What is an Excess Distribution?

This is the most complicated part of the PFIC regime and we have many resources available to assist you. Essentially, unless it is the first year of the holding (not the first distribution), when there is a distribution from a PFIC in a subsequent year after the first year — especially the initial distribution — the IRS deems this as an excess distribution because there has been no distributions in prior years and thus no taxes being paid. The IRS now wants to get all the money back that it should have been receiving during the accrued non-distributed growth phase prior to the dividend (or capital gain) being issued.

That is why the IRS punishes you heavily on excess distributions.

What is a Non-Excess Distribution?

A non-excess distribution does not get hit with the same incredibly unfair tax that an excess distribution gets stuck with. Oftentimes — and especially when the excess distribution is the result of dividends and it is not the first distribution — the full amount of the distribution in the current year is not going to be an excess distribution, presuming that there were distributions made in prior years to offset the equation.

What about the QEF Election?

The QEF election is a Qualified Electing Fund.
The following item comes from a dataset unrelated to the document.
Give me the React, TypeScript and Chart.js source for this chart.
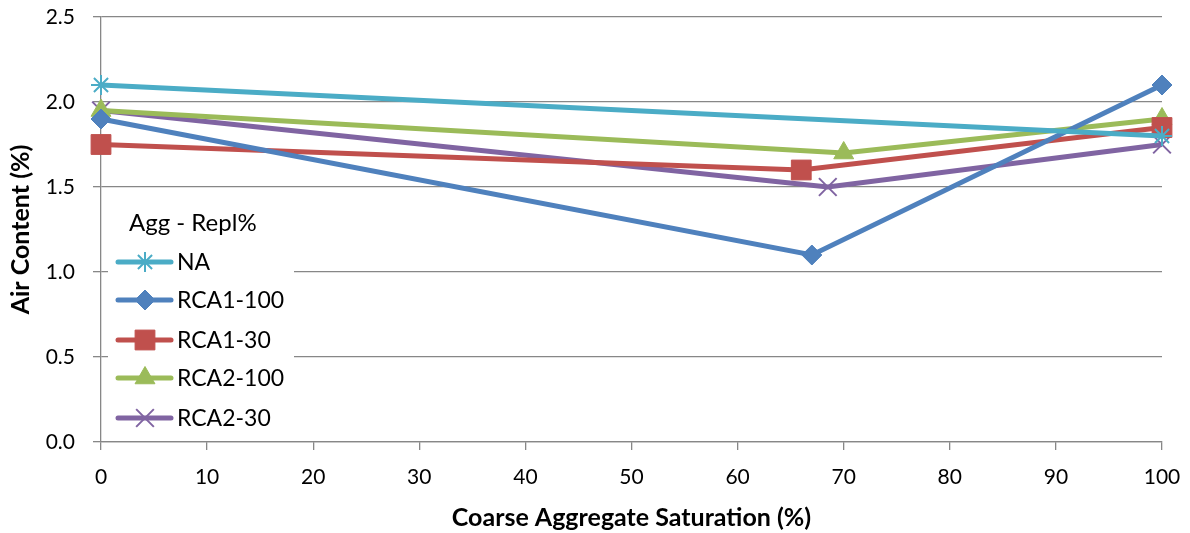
import React, { useEffect, useRef } from 'react';
import { Chart, registerables } from 'chart.js';
import { drawPoint } from 'chart.js/helpers';

Chart.register(...registerables);

const legendTitle = 'Agg - Repl%';
const seriesNames = ['NA', 'RCA1-100', 'RCA1-30', 'RCA2-100', 'RCA2-30'];
const seriesColors = ['#4BACC6', '#4F81BD', '#C0504D', '#9BBB59', '#8064A2'];

const naX = [0, 100];
const naY = [2.1, 1.8];
const rca1_100X = [0, 67, 100];
const rca1_100Y = [1.9, 1.1, 2.1];
const rca1_30X = [0, 66, 100];
const rca1_30Y = [1.75, 1.6, 1.85];
const rca2_100X = [0, 70, 100];
const rca2_100Y = [1.95, 1.7, 1.9];
const rca2_30X = [0, 68.5, 100];
const rca2_30Y = [1.95, 1.5, 1.75];

const xTitle = 'Coarse Aggregate Saturation (%)';
const yTitle = 'Air Content (%)';

const FONT = 'Lato';

const toPts = (xs: number[], ys: number[]) => xs.map((x, i) => ({ x, y: ys[i] }));

const markerStyles: any[] = [
  { pointStyle: 'star', radius: 10, border: 2 },
  { pointStyle: 'rectRot', radius: 10, border: 1 },
  { pointStyle: 'rect', radius: 14, border: 1 },
  { pointStyle: 'triangle', radius: 11.5, border: 1 },
  { pointStyle: 'crossRot', radius: 12.5, border: 2 },
];

const legendPlugin = {
  id: 'insideLegend',
  afterDraw(chart: any) {
    const ctx = chart.ctx;
    ctx.save();
    ctx.fillStyle = '#ffffff';
    ctx.fillRect(108, 198, 186, 240);
    ctx.fillStyle = '#000';
    ctx.font = `24px ${FONT}`;
    ctx.textBaseline = 'middle';
    ctx.textAlign = 'left';
    ctx.fillText(legendTitle, 129, 223);
    ctx.font = `23px ${FONT}`;
    const rows = [262, 300, 340, 378, 418];
    chart.data.datasets.forEach((ds: any, i: number) => {
      const y = rows[i];
      const c = seriesColors[i];
      ctx.strokeStyle = c;
      ctx.lineWidth = 5;
      ctx.lineCap = 'round';
      ctx.beginPath();
      ctx.moveTo(118, y);
      ctx.lineTo(171, y);
      ctx.stroke();
      ctx.fillStyle = c;
      ctx.strokeStyle = c;
      ctx.lineWidth = markerStyles[i].border;
      ctx.lineCap = 'butt';
      drawPoint(ctx, {
        pointStyle: markerStyles[i].pointStyle,
        rotation: 0,
        radius: markerStyles[i].radius,
        borderWidth: markerStyles[i].border,
      } as any, 145, y);
      ctx.fillStyle = '#000';
      ctx.fillText(ds.label, 177, y + 1);
    });
    ctx.restore();
  },
};

export default function App() {
  const ref = useRef<HTMLCanvasElement | null>(null);
  useEffect(() => {
    if (!ref.current) return;
    const all = [
      toPts(naX, naY),
      toPts(rca1_100X, rca1_100Y),
      toPts(rca1_30X, rca1_30Y),
      toPts(rca2_100X, rca2_100Y),
      toPts(rca2_30X, rca2_30Y),
    ];
    const gridColor = '#878787';
    const chart = new Chart(ref.current, {
      type: 'line',
      data: {
        datasets: all.map((d, i) => ({
          label: seriesNames[i],
          data: d,
          borderColor: seriesColors[i],
          backgroundColor: seriesColors[i],
          borderWidth: 5,
          pointStyle: markerStyles[i].pointStyle,
          pointRadius: markerStyles[i].radius,
          pointBorderWidth: markerStyles[i].border,
          pointBackgroundColor: seriesColors[i],
          pointBorderColor: seriesColors[i],
          tension: 0,
          clip: false,
        })) as any,
      },
      options: {
        animation: false,
        responsive: false,
        layout: { padding: { top: 17, right: 28, left: 0, bottom: 0 } },
        plugins: {
          legend: { display: false },
          tooltip: { enabled: false },
        },
        scales: {
          x: {
            type: 'linear',
            min: 0,
            max: 100,
            afterFit: (s: any) => {
              s.height = 91;
              s.paddingLeft = 0;
              s.paddingRight = 0;
            },
            ticks: {
              stepSize: 10,
              color: '#000',
              font: { family: FONT, size: 21 },
              padding: 15,
            },
            grid: { drawOnChartArea: false, drawTicks: true, tickLength: 8, color: gridColor, lineWidth: 1.3 },
            border: { color: gridColor, width: 1.3 },
            title: {
              display: true,
              text: xTitle,
              color: '#000',
              font: { family: FONT, size: 25, weight: 'bold' },
              padding: { top: 4, bottom: 0 },
            },
          },
          y: {
            type: 'linear',
            min: 0,
            max: 2.5,
            afterFit: (s: any) => {
              s.width = 101;
              s.paddingTop = 0;
              s.paddingBottom = 0;
            },
            ticks: {
              stepSize: 0.5,
              color: '#000',
              font: { family: FONT, size: 21 },
              padding: 18,
              callback: (v: any) => Number(v).toFixed(1),
            },
            grid: { drawOnChartArea: true, drawTicks: true, tickLength: 8, color: gridColor, lineWidth: 1.3 },
            border: { color: gridColor, width: 1.3 },
            title: {
              display: true,
              text: yTitle,
              color: '#000',
              font: { family: FONT, size: 25, weight: 'bold' },
              padding: { top: 6, bottom: 4 },
            },
          },
        },
      },
      plugins: [legendPlugin],
    });
    return () => chart.destroy();
  }, []);
  return (
    <div style={{ position: 'absolute', left: 0, top: 0, width: 1190, height: 533, background: '#fff' }}>
      <canvas ref={ref} width={1190} height={533} />
    </div>
  );
}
It is a great way to reduce the excess distributions if the taxpayer can convince their foreign financial/investment institution to provide them with sufficient documentation to provide the IRS so the IRS is aware of how the fund works. Oftentimes, when a taxpayer requests this information, they are asked to leave the fund — so proceed with caution.

What about the MTM Election?

The mark-to-market election is another type of election a taxpayer can make. It doesn’t require the taxpayer to request the information from the foreign financial institution and likewise, it doesn’t provide the same benefit as a QEF election — although it is still better than an excess distribution calculation.
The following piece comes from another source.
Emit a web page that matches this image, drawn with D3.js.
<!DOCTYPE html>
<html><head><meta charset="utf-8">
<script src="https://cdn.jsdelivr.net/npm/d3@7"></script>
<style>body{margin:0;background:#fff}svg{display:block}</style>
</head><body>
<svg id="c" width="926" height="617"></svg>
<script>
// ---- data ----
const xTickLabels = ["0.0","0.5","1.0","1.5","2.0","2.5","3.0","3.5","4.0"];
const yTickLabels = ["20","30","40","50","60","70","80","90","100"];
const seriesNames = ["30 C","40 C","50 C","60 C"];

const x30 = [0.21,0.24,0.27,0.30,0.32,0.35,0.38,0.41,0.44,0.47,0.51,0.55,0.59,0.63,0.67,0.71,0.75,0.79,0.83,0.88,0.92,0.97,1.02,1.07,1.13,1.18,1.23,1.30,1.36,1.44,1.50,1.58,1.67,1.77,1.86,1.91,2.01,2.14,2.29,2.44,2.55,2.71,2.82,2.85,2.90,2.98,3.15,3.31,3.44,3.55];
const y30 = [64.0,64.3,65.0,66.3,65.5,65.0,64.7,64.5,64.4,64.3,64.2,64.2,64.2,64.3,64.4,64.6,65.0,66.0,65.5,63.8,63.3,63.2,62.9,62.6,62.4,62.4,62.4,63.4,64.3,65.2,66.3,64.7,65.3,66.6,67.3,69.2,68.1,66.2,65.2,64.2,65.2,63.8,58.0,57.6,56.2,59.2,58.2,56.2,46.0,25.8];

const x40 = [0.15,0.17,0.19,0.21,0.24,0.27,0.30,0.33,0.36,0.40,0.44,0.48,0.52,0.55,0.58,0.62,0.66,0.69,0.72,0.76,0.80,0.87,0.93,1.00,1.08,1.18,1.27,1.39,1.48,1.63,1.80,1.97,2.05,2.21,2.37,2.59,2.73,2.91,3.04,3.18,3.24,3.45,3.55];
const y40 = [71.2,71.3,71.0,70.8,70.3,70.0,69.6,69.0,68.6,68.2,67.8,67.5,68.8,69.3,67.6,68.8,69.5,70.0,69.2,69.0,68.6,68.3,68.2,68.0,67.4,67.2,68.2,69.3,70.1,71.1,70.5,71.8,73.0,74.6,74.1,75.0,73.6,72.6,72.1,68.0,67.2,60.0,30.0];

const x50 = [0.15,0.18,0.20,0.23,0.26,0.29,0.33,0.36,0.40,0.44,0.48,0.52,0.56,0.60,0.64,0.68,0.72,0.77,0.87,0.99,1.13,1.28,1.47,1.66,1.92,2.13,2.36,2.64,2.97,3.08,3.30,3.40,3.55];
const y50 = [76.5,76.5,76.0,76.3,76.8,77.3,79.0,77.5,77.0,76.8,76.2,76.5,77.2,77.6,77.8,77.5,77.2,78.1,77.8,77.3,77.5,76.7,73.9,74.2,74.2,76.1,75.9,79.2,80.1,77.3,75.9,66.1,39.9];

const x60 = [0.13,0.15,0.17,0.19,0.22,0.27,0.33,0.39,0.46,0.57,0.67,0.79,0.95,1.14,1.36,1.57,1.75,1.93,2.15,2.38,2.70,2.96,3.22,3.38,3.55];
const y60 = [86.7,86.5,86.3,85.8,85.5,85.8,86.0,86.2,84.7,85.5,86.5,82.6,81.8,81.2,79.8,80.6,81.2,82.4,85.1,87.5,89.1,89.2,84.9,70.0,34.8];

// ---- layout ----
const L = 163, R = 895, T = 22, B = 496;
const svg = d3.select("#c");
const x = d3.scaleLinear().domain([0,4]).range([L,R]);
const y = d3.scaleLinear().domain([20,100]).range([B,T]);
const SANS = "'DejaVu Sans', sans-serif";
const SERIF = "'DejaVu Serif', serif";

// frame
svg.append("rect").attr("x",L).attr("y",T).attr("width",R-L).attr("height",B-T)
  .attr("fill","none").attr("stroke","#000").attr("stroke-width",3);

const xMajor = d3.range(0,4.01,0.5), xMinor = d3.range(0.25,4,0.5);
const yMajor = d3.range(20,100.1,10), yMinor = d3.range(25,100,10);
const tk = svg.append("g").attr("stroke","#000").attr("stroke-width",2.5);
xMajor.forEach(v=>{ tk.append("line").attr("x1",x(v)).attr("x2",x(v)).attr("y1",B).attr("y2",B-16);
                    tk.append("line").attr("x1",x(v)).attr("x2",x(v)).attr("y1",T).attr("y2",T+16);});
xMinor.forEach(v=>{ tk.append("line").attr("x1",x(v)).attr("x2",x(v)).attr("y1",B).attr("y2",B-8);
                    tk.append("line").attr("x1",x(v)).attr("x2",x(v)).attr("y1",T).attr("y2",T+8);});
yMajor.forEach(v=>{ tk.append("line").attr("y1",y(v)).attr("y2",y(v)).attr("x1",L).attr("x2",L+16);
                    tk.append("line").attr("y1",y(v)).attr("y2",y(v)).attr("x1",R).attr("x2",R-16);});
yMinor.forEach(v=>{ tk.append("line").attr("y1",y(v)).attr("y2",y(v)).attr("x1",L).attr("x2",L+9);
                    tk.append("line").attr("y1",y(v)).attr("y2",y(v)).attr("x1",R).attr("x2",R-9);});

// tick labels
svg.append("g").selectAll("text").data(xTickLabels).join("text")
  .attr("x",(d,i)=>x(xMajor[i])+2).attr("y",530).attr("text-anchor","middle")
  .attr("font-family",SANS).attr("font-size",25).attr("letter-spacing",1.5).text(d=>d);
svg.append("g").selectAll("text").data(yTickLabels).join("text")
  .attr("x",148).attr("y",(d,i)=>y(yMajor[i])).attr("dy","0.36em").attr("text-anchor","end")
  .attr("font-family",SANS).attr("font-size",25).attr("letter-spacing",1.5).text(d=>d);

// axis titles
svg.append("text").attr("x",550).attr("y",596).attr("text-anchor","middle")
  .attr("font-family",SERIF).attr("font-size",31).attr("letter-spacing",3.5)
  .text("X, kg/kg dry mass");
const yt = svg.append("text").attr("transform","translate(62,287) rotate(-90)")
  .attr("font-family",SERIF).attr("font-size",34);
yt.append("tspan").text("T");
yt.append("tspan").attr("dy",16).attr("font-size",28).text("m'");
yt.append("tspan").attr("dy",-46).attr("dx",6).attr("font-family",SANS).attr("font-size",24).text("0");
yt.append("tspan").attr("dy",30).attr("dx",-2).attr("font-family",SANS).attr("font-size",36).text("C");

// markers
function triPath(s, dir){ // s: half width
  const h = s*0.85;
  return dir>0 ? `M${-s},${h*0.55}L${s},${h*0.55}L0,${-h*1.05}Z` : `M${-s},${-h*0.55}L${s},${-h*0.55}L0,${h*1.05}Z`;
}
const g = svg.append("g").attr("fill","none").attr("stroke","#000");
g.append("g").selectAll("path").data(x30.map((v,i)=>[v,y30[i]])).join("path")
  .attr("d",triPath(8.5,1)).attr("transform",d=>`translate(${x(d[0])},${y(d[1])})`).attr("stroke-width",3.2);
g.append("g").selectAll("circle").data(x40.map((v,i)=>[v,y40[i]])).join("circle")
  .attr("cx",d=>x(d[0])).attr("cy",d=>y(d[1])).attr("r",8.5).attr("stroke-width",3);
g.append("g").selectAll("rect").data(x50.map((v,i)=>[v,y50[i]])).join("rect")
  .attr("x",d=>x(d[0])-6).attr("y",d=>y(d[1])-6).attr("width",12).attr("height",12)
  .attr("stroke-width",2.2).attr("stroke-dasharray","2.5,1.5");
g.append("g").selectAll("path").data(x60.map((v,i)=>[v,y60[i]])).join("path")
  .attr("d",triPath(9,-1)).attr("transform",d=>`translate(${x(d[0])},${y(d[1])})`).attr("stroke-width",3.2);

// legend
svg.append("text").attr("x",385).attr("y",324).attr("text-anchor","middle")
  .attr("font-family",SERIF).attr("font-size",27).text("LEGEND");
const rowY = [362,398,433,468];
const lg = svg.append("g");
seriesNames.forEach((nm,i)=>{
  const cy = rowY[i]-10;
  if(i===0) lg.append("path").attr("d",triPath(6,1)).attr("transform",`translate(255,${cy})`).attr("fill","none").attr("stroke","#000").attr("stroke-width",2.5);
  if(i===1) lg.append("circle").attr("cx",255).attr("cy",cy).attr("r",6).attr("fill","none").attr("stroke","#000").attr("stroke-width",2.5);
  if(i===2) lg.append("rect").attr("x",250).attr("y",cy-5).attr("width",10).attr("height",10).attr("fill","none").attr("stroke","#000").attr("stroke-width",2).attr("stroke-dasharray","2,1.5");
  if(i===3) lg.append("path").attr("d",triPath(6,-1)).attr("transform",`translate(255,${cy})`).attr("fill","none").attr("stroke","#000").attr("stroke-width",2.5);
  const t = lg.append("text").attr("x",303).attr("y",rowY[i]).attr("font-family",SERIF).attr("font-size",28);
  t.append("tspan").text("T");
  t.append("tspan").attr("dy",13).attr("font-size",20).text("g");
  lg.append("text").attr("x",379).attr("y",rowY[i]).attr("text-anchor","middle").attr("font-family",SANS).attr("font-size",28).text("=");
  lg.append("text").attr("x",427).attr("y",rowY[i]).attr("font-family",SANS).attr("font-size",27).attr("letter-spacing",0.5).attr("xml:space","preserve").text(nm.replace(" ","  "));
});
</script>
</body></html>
What about the $25,000/$50,000 Exception?

Presuming that there were no excess distributions, if the total annual aggregate value of the PFIC is less than $25,000 (MFS or Single) or $50,000 (MFJ) — taxpayer does not have to include the form with their tax return.

What about the $5000 Indirect Exception?

There is a much more limited exception for taxpayers with indirect ownership of PFIC stock worth $5,000 or less — and also eliminates the requirement to file a Form 8621.

Just the Tip of the Iceberg

We just brushed the surface of the complex Form 8621. This article will hopefully provide some answers and some additional food for thought. There are many nuances and issues associated with this form and we highly recommend that you seek out a Specialist to assist you. This is one of those instances where it is not the best idea to DIY.